There has been plenty of speculation regarding when value stocks will finally start outperforming growth names in earnest. Much of that chatter is attributable to growth’s lengthy out-performance of value. For nearly the entirety of the recent U.S. bull market, growth stocks and exchange traded funds have bested their value rivals.

While 2019 is still in its nascent stages, signs indicate value is on the mend. Year-to-date, the SPDR Portfolio S&P 500 Value ETF (NYSEArca: SPYV) is beating both its growth counterpart and the S&P 500.

SPYV’s underlying index “contains stocks that exhibit the strongest value characteristics based on: book value to price ratio; earnings to price ratio; and sales to price ratio,” according to State Street.

It is not uncommon for value, or any factor for that matter, to under-perform for certain periods of time, but the length of value’s current laggard status is unusual.

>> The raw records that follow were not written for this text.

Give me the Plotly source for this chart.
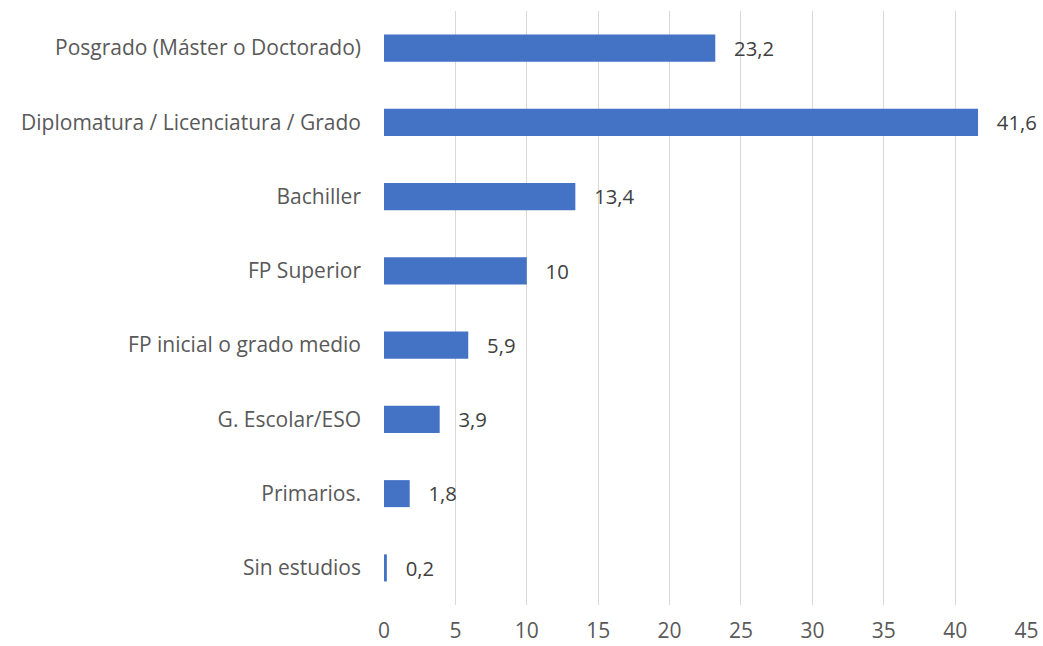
import plotly.graph_objects as go

categories = [
    "Sin estudios",
    "Primarios.",
    "G. Escolar/ESO",
    "FP inicial o grado medio",
    "FP Superior",
    "Bachiller",
    "Diplomatura / Licenciatura / Grado",
    "Posgrado (Máster o Doctorado)",
]
values = [0.2, 1.8, 3.9, 5.9, 10, 13.4, 41.6, 23.2]
x_ticks = [0, 5, 10, 15, 20, 25, 30, 35, 40, 45]

FONT = "Open Sans"
FS = 21

fig = go.Figure(
    go.Bar(
        x=values,
        y=categories,
        orientation="h",
        marker=dict(color="#4472C4", line=dict(width=0)),
        texttemplate="\u00a0\u00a0\u00a0%{x}",
        textposition="outside",
        textfont=dict(family=FONT, size=FS, color="#404040"),
        cliponaxis=False,
        width=0.364,
    )
)

fig.update_layout(
    width=1043,
    height=646,
    margin=dict(l=384, r=16, t=11, b=41, autoexpand=False),
    paper_bgcolor="white",
    plot_bgcolor="white",
    separators=",.",
    showlegend=False,
    font=dict(family=FONT, size=FS, color="#595959"),
)
fig.update_xaxes(
    range=[0, 45.03],
    tickvals=x_ticks,
    showgrid=True,
    gridcolor="#D9D9D9",
    gridwidth=1,
    zeroline=False,
    showline=False,
    ticks="",
    automargin=False,
    ticklabelstandoff=11,
    tickfont=dict(family=FONT, size=FS, color="#595959"),
)
fig.update_yaxes(
    showgrid=False,
    showline=False,
    ticks="",
    automargin=False,
    ticklabelstandoff=22,
    tickfont=dict(family=FONT, size=FS, color="#595959"),
)

fig.write_html(
    "out.html",
    config={"displayModeBar": False},
    post_script="document.body.style.margin='0';document.body.style.overflow='hidden';",
)
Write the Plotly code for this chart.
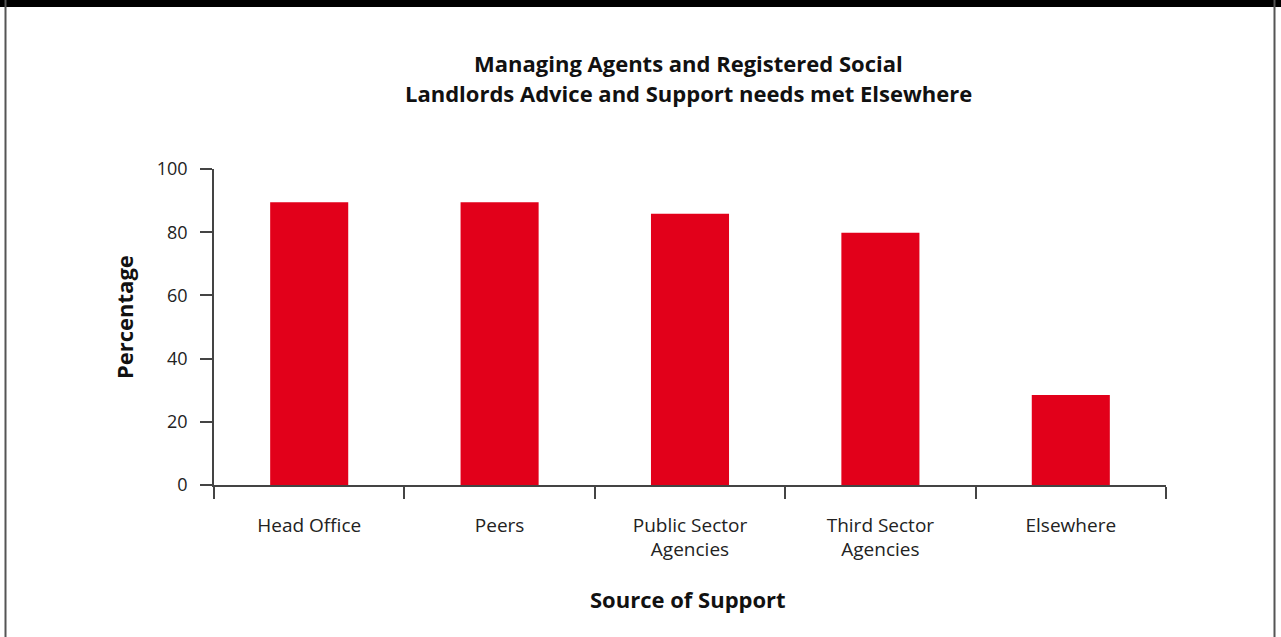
import plotly.graph_objects as go

categories = ["Head Office", "Peers", "Public Sector<br>Agencies", "Third Sector<br>Agencies", "Elsewhere"]
percentages = [89.5, 89.5, 85.8, 79.8, 28.5]
y_ticks = [0, 20, 40, 60, 80, 100]

W, H = 1281, 637
L, R, T, B = 214, 115, 169, 152
pw, ph = W - L - R, H - T - B


def px_x(x):
    return (x - L) / pw


def px_y(y):
    return (H - B - y) / ph


fig = go.Figure(
    go.Bar(
        x=categories,
        y=percentages,
        marker=dict(color="#E2001A", line=dict(width=0)),
        width=0.41,
    )
)

font_family = "Open Sans, Noto Sans, sans-serif"

fig.update_layout(
    width=W,
    height=H,
    margin=dict(l=L, r=R, t=T, b=B, pad=0),
    paper_bgcolor="white",
    plot_bgcolor="white",
    showlegend=False,
    font=dict(family=font_family, size=18, color="#222"),
    xaxis=dict(
        showgrid=False,
        showline=True,
        linecolor="#444",
        linewidth=1.5,
        ticks="outside",
        tickson="boundaries",
        ticklen=12,
        tickcolor="#444",
        tickwidth=1.5,
        ticklabelstandoff=22,
        tickfont=dict(size=19, color="#222"),
        range=[-0.5, 4.5],
    ),
    yaxis=dict(
        range=[0, 100],
        tickvals=y_ticks,
        showgrid=False,
        zeroline=False,
        showline=True,
        linecolor="#444",
        linewidth=1.5,
        ticks="outside",
        ticklen=12,
        tickcolor="#444",
        tickwidth=1.5,
        ticklabelstandoff=9,
        tickfont=dict(size=18, color="#222"),
    ),
    bargap=0.59,
)

# chart title and axis titles
fig.add_annotation(text="<b>Managing Agents and Registered Social</b>", xref="paper", yref="paper",
                   x=px_x(688), y=px_y(63), xanchor="center", yanchor="middle", showarrow=False,
                   font=dict(size=22, color="#111"))
fig.add_annotation(text="<b>Landlords Advice and Support needs met Elsewhere</b>", xref="paper", yref="paper",
                   x=px_x(688), y=px_y(93), xanchor="center", yanchor="middle", showarrow=False,
                   font=dict(size=22, color="#111"))
fig.add_annotation(text="<b>Source of Support</b>", xref="paper", yref="paper",
                   x=px_x(688), y=px_y(599), xanchor="center", yanchor="middle", showarrow=False,
                   font=dict(size=22, color="#111"))
fig.add_annotation(text="<b>Percentage</b>", xref="paper", yref="paper", textangle=-90,
                   x=px_x(124), y=px_y(317), xanchor="center", yanchor="middle", showarrow=False,
                   font=dict(size=22, color="#111"))

# frame: thick top bar and thin side rules
fig.add_shape(type="rect", xref="paper", yref="paper",
              x0=px_x(0), x1=px_x(W), y0=px_y(7), y1=px_y(0),
              fillcolor="black", line=dict(width=0), layer="above")
fig.add_shape(type="line", xref="paper", yref="paper",
              x0=px_x(5.5), x1=px_x(5.5), y0=px_y(0), y1=px_y(H),
              line=dict(color="#555", width=2))
fig.add_shape(type="line", xref="paper", yref="paper",
              x0=px_x(1274.5), x1=px_x(1274.5), y0=px_y(0), y1=px_y(H),
              line=dict(color="#555", width=2))

fig.write_html("out.html")
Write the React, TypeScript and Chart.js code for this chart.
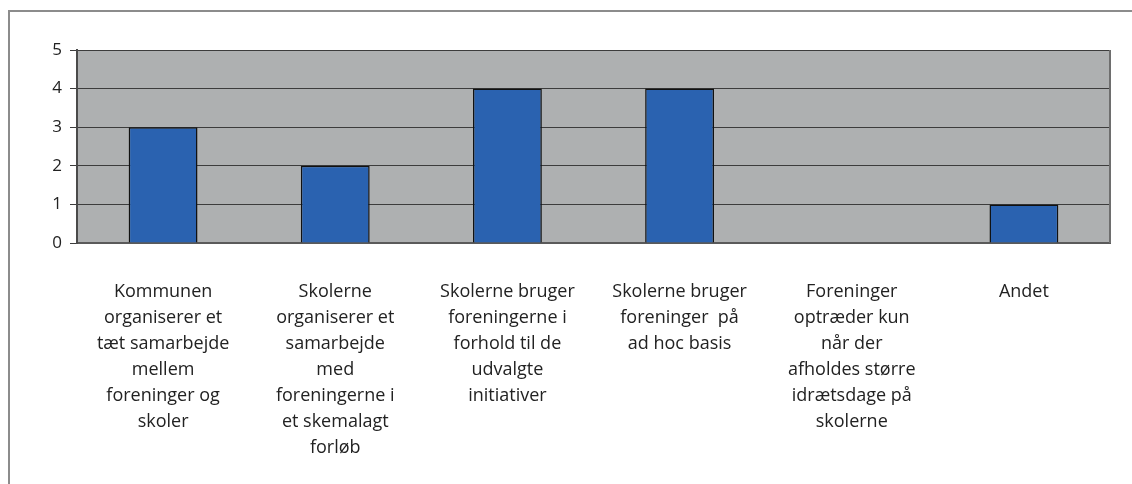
import React, { useEffect, useRef } from "react";
import { Chart, registerables } from "chart.js";

Chart.register(...registerables);

const categories: string[][] = [
  ["Kommunen", "organiserer et", "tæt samarbejde", "mellem", "foreninger og", "skoler"],
  ["Skolerne", "organiserer et", "samarbejde", "med", "foreningerne i", "et skemalagt", "forløb"],
  ["Skolerne bruger", "foreningerne i", "forhold til de", "udvalgte", "initiativer"],
  ["Skolerne bruger", "foreninger  på", "ad hoc basis"],
  ["Foreninger", "optræder kun", "når der", "afholdes større", "idrætsdage på", "skolerne"],
  ["Andet"],
];
const values: number[] = [3, 2, 4, 4, 0, 1];
const yTicks: number[] = [0, 1, 2, 3, 4, 5];

const FONT = "'Open Sans', 'DejaVu Sans', sans-serif";

const framePlugin = {
  id: "frame",
  beforeDraw(chart: any) {
    const { ctx, chartArea } = chart;
    ctx.save();
    ctx.fillStyle = "#ffffff";
    ctx.fillRect(0, 0, chart.width, chart.height);
    ctx.fillStyle = "#8c8c8c";
    ctx.fillRect(8, 10, 2, chart.height - 10);
    ctx.fillRect(8, 10, chart.width - 8, 2);
    ctx.fillStyle = "#aeb0b1";
    ctx.fillRect(chartArea.left, chartArea.top, chartArea.right - chartArea.left, chartArea.bottom - chartArea.top);
    ctx.restore();
  },
  afterDatasetsDraw(chart: any) {
    const { ctx, chartArea } = chart;
    ctx.save();
    ctx.fillStyle = "#6e6e6e";
    ctx.fillRect(chartArea.right - 1, chartArea.top, 2, chartArea.bottom - chartArea.top);
    ctx.restore();
  },
};

export default function App() {
  const ref = useRef<HTMLCanvasElement | null>(null);
  useEffect(() => {
    if (!ref.current) return;
    const chart = new Chart(ref.current, {
      type: "bar",
      data: {
        labels: categories,
        datasets: [
          {
            data: values,
            backgroundColor: "#2a62b0",
            borderColor: "#111111",
            borderWidth: 1.5,
            categoryPercentage: 0.8,
            barPercentage: 0.5,
          },
        ],
      },
      options: {
        animation: false,
        responsive: false,
        layout: { padding: { top: 50, right: 22, left: 0, bottom: 0 } },
        plugins: { legend: { display: false }, tooltip: { enabled: false } },
        scales: {
          x: {
            grid: { display: false, drawTicks: false },
            border: { display: true, color: "#5a5a5a", width: 2 },
            ticks: {
              color: "#222222",
              font: { family: FONT, size: 18, lineHeight: "26px" as any },
              padding: 36,
              maxRotation: 0,
              minRotation: 0,
              autoSkip: false,
            },
            afterFit(scale: any) {
              scale.height = 241;
            },
          },
          y: {
            min: 0,
            max: 5,
            afterBuildTicks(scale: any) {
              scale.ticks = yTicks.map((v) => ({ value: v }));
            },
            grid: { color: "#3c3c3c", lineWidth: 1, tickLength: 7 },
            border: { display: true, color: "#4a4a4a", width: 2 },
            ticks: {
              color: "#222222",
              font: { family: FONT, size: 17 },
              padding: 8,
            },
            afterFit(scale: any) {
              scale.width = 77;
            },
          },
        },
      },
      plugins: [framePlugin],
    });
    return () => chart.destroy();
  }, []);
  return (
    <div style={{ position: "absolute", left: 0, top: 0, width: 1132, height: 484 }}>
      <canvas ref={ref} width={1132} height={484} style={{ width: 1132, height: 484, display: "block" }} />
    </div>
  );
}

“The last ten years have been a difficult time for value investors with a marked period of underperformance—in fact, an unusually extended period,” said State Street in a recent note. “This can be due to a number of reasons, but key among them has been the unusual level of monetary accommodation provided by low rates and quantitative easing (QE). This has driven risk seeking behavior by investors at the cost of fundamentals that normally provide a catalyst for value stocks.”

What’s Next for SPYV

SPYV holds 383 stocks. Like many value strategies, the fund is heavily allocated to financial services with a weight to that sector of 22.17%. What may surprise some investors is that SPYV’s second-largest sector is weight is a 15.09% allocation to technology.

“For investors who want to position themselves to capture the potential upside after an inflection point in the cycle, we believe three sectors could be attractive targets: Financials, Resources and Industrials,” according to State Street.

Industrial and energy names combine for 18% of SPYV’s roster. SPYV charges just 0.04% per year, or $4 on a $10,000 investment, making it one of the cheapest value ETFs on the market.

“Value investing is never an easy ride, but that is how investors earn the risk premia they are paid over the long term. This style requires patience and a long-term perspective,” notes State Street.